Q&A: Take The Guesswork Out Of Video Storage
By Mike Monocello, Business Solutions magazine
Integrators new to IP video surveillance should consider these tips concerning the storage of video.
The video surveillance industry is well aware of the significant role integrators like you can play in today’s rapidly changing world of IP-based security technologies. Indeed, setting up and installing today’s cameras is well within the wheelhouse of network-savvy solutions providers like you. Of course, installing a camera is one thing. What about the other end of the solution where the recorder and storage reside? I spoke with two experts from Honeywell Security to gain some insight on the opportunties and challenges integrators might face when implementing video storage solutions.
What challenges will integrators face when implementing video storage solutions?
Mel Gray, senior manager, product marketing, Honeywell Security: The biggest challenge will be education. Today’s integrators need to realize how steep the technology curve is becoming. Years ago, the curve was low and technology shifted every five or six years. Now we’re witnessing the transition from analog to IP at a much more rapid rate. This has left many dealers/ integrators somewhat unprepared for the migration to IP. It’s crucial for integrators to take a more holistic approach and educate themselves on how IT networks and video surveillance co-exist and operate. A lot of manufacturers are making it increasingly easier to implement the solutions, but IP video projects now require a bit more implementation planning than older analog systems. Video storage has to be planned along with the network to make sure adequate bandwidth and storage space is provided to meet customer expectations.
How difficult will it be for network-savvy integrators to become technically capable to sell video storage solutions?
Gray: To their benefit, they already understand the associated complexities and nuances of a network. Their challenge will be to understand how IT and video work together. Their corporation may carry its data from facility to facility, but adding video takes additional consideration. They’ll need to fully understand the application and needs of the customers and learn to speak the language (resolution rates, days of storage, etc.) and transpose IT knowledge into video applications. Integrators looking to learn more should attend manufacturer seminars or webinars put on by organizations such as the Security Industry Association (SIA).

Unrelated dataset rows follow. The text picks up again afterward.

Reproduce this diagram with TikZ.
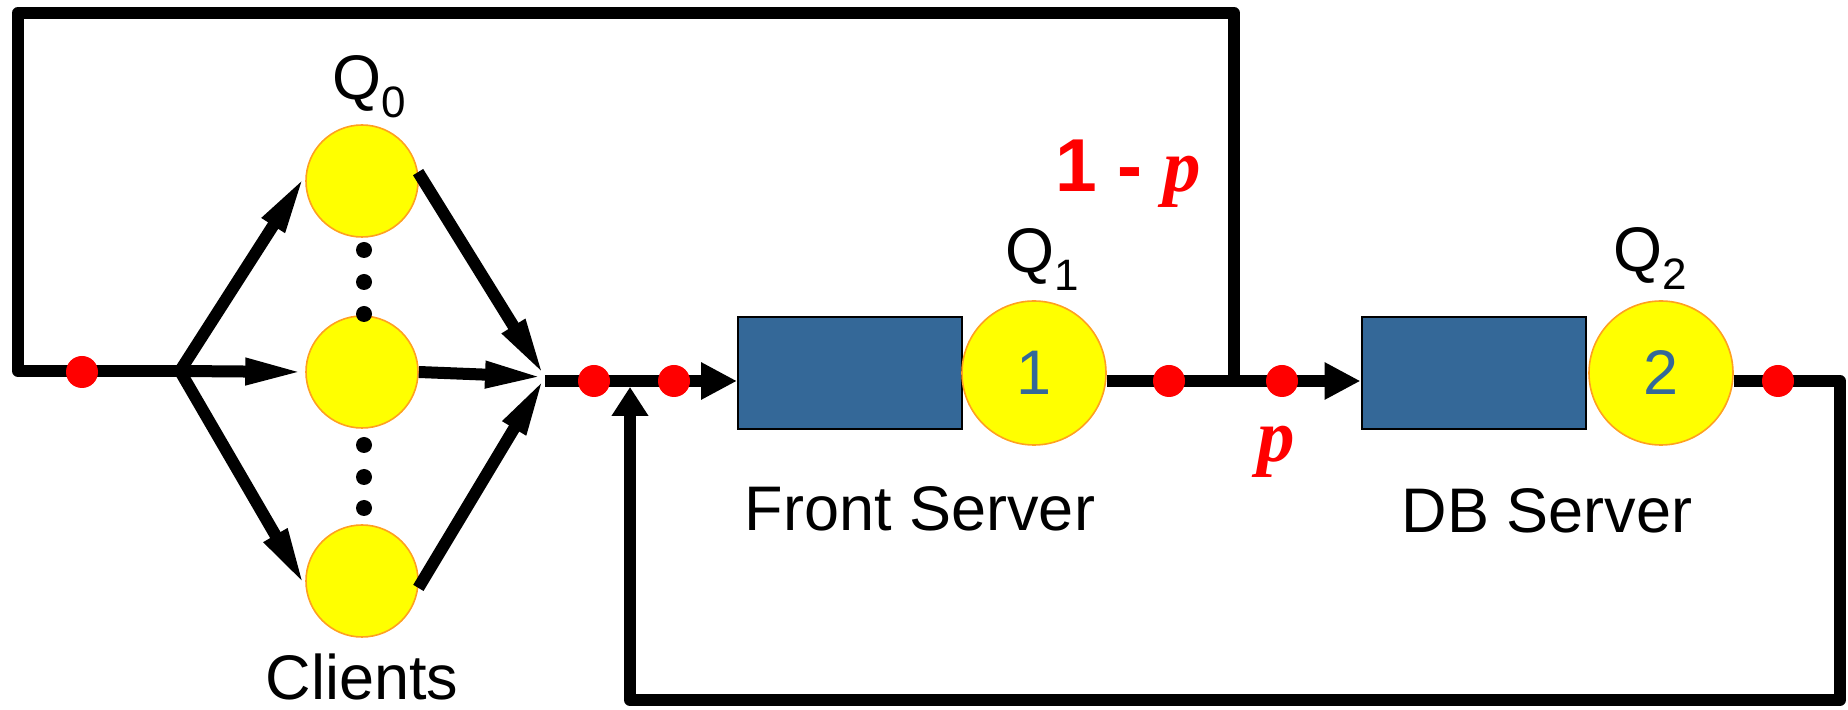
\documentclass[tikz,border=0pt]{standalone}
\usepackage{fontspec}
\setmainfont{Liberation Sans}
\newfontfamily\timesf{Liberation Serif}
\usetikzlibrary{arrows.meta,calc}
\definecolor{qyellow}{HTML}{FFFF00}
\definecolor{qorange}{HTML}{FFA020}
\definecolor{qblue}{HTML}{346898}
\definecolor{qred}{HTML}{FF0000}
\newcommand\qsubs[1]{\raisebox{-9pt}{\fontsize{22}{22}\selectfont #1}}
\begin{document}
\begin{tikzpicture}[x=0.5pt,y=-0.5pt,
  wire/.style={line width=6pt, line join=round},
  carr/.style={wire,-{Triangle[length=30pt,width=12pt]}},
  barr/.style={wire,-{Triangle[length=18pt,width=17.5pt]}},
  uarr/.style={wire,-{Triangle[length=14.5pt,width=17.5pt]}},
  client/.style={circle,fill=qyellow,draw=qorange,line width=0.8pt,minimum size=56pt,inner sep=0pt},
  server/.style={circle,fill=qyellow,draw=qorange,line width=0.8pt,minimum size=72pt,inner sep=0pt,font=\fontsize{31.5}{31.5}\selectfont,text=qblue},
  queue/.style={rectangle,fill=qblue,draw=black,line width=1pt,minimum width=112pt,minimum height=56pt,inner sep=0pt},
  rdot/.style={circle,fill=qred,minimum size=16pt,inner sep=0pt},
  kdot/.style={circle,fill=black,minimum size=8pt,inner sep=0pt},
  lbl/.style={inner sep=0pt,font=\fontsize{31.5}{31.5}\selectfont},
  prob/.style={inner sep=0pt,text=qred,font=\fontsize{37.5}{37.5}\selectfont\bfseries},
]
\useasboundingbox (0,0) rectangle (1848,710);

% nodes
\node[client] (c1) at (362,181) {};
\node[client] (c2) at (362,372) {};
\node[client] (c3) at (362,581) {};
\node[queue] (fs) at (850,373) {};
\node[server] (q1) at (1034,373) {1};
\node[queue] (db) at (1473.5,373) {};
\node[server] (q2) at (1661,373) {2};

% junction points
\coordinate (S) at (180,371);
\coordinate (C) at (545,377);
\coordinate (TL) at (18,13);
\coordinate (TR) at (1234,13);
\coordinate (BL0) at (18,371);
\coordinate (J) at (1234,381);
\coordinate (R) at (1840,381);
\coordinate (BR) at (1840,700);
\coordinate (BL) at (630,700);
\coordinate (FB) at (630,387);

% connectors
\draw[wire] (S) -- (BL0) -- (TL) -- (TR) -- (J);
\draw[carr] (S) -- (c1.174);
\draw[carr] (S) -- (c2.west);
\draw[carr] (S) -- (c3.186);
\draw[carr] (c1.9) -- (C);
\draw[carr] (c2.east) -- (C);
\draw[carr] (c3.353) -- (C);
\draw[barr] (C |- J) -- (fs.west |- J);
\draw[wire] (q1.east |- J) -- (J);
\draw[barr] (J) -- (db.west |- J);
\draw[uarr] (q2.east |- R) -- (R) -- (BR) -- (BL) -- (FB);

% dots
\node[rdot] (d1) at (82,372) {};
\node[rdot] (d2) at (594,381) {};
\node[rdot] (d3) at (674,381) {};
\node[rdot] (d4) at (1169,381) {};
\node[rdot] (d5) at (1282,381) {};
\node[rdot] (d6) at (1778,381) {};
\node[kdot] (k1) at (364,250) {};
\node[kdot] (k2) at (364,282) {};
\node[kdot] (k3) at (364,314) {};
\node[kdot] (k4) at (364,445) {};
\node[kdot] (k5) at (364,477) {};
\node[kdot] (k6) at (364,508) {};

% labels
\node[lbl,anchor=base west] (lq0) at (332,100) {Q\qsubs{0}};
\node[lbl,anchor=base west] (lq1) at (1005,273) {Q\qsubs{1}};
\node[lbl,anchor=base west] (lq2) at (1613,272) {Q\qsubs{2}};
\node[lbl,anchor=base] (lfs) at (920,531) {Front Server};
\node[lbl,anchor=base] (ldb) at (1547,533) {DB Server};
\node[lbl,anchor=base] (lcl) at (362,700) {Clients};
\node[prob,anchor=base west] (pq) at (1055,192) {1 - {\timesf\itshape p}};
\node[prob,anchor=base] (pp) at (1276,462) {\timesf\itshape p};
\end{tikzpicture}
\end{document}
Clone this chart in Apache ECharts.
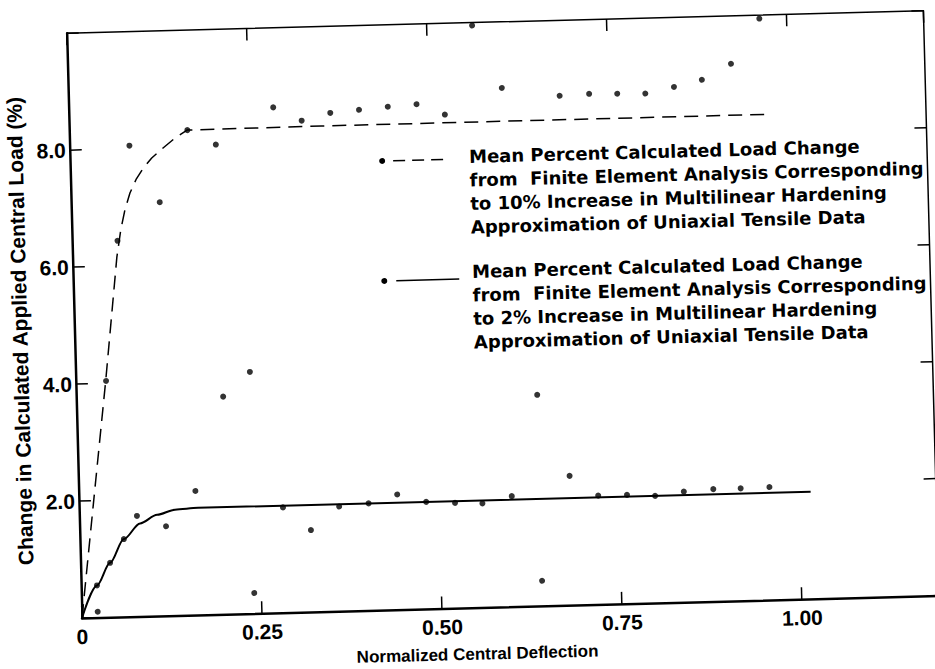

John Smith, senior customer marketing manager, Honeywell Security: Many manufacturers are producing helpful tools such as training guides or bandwidth calculators, which integrators are finding to be very helpful in the planning phase. The absolute last thing you want is for an IT professional to install a full bandwidth system and, in turn, cripple an unprepared network.
If price is a concern for the end customer, what capabilities should integrators point out that can help create ROI?
Smith: Whether they are looking at DVR or NVR (network video recorder) technologies, the primary question integrators need to ask of price-conscious end users is “Are you buying enough of the proper storage?” Rather, the best way to future-proof an end user’s storage requirements is to explore the option of a cloud-based storage system. The cloud, which offers basically limitless off-site storage, provides a good economy of scale in that end users only pay for the storage that they need.
What are some of the most common misperceptions regarding video storage?
Gray: Often, the classes of storage are misunderstood or used in the wrong application. Unlike enterprise-class storage, desktop-class storage isn’t meant for high-use cycles of recording video on a continuous basis. Only enterprise or video class storage can handle constant streaming of high-resolution images. Also significant is the increasing demand for high-resolution IP cameras and the accompanying importance of adequate storage. Storage is becoming more easily attainable, so integrators and dealers can create more positive user experiences by properly estimating storage needs. Another trend is the changing perspective toward the costs and benefits of network-based storage. End users often think that since they use network-based storage for their typical IT data storage requirements that it is less expensive than direct attached storage or onboard storage for DVRs and NVRs. In some cases network- based storage can require upgrades in the network infrastructure due to higher demands for transporting and storing video.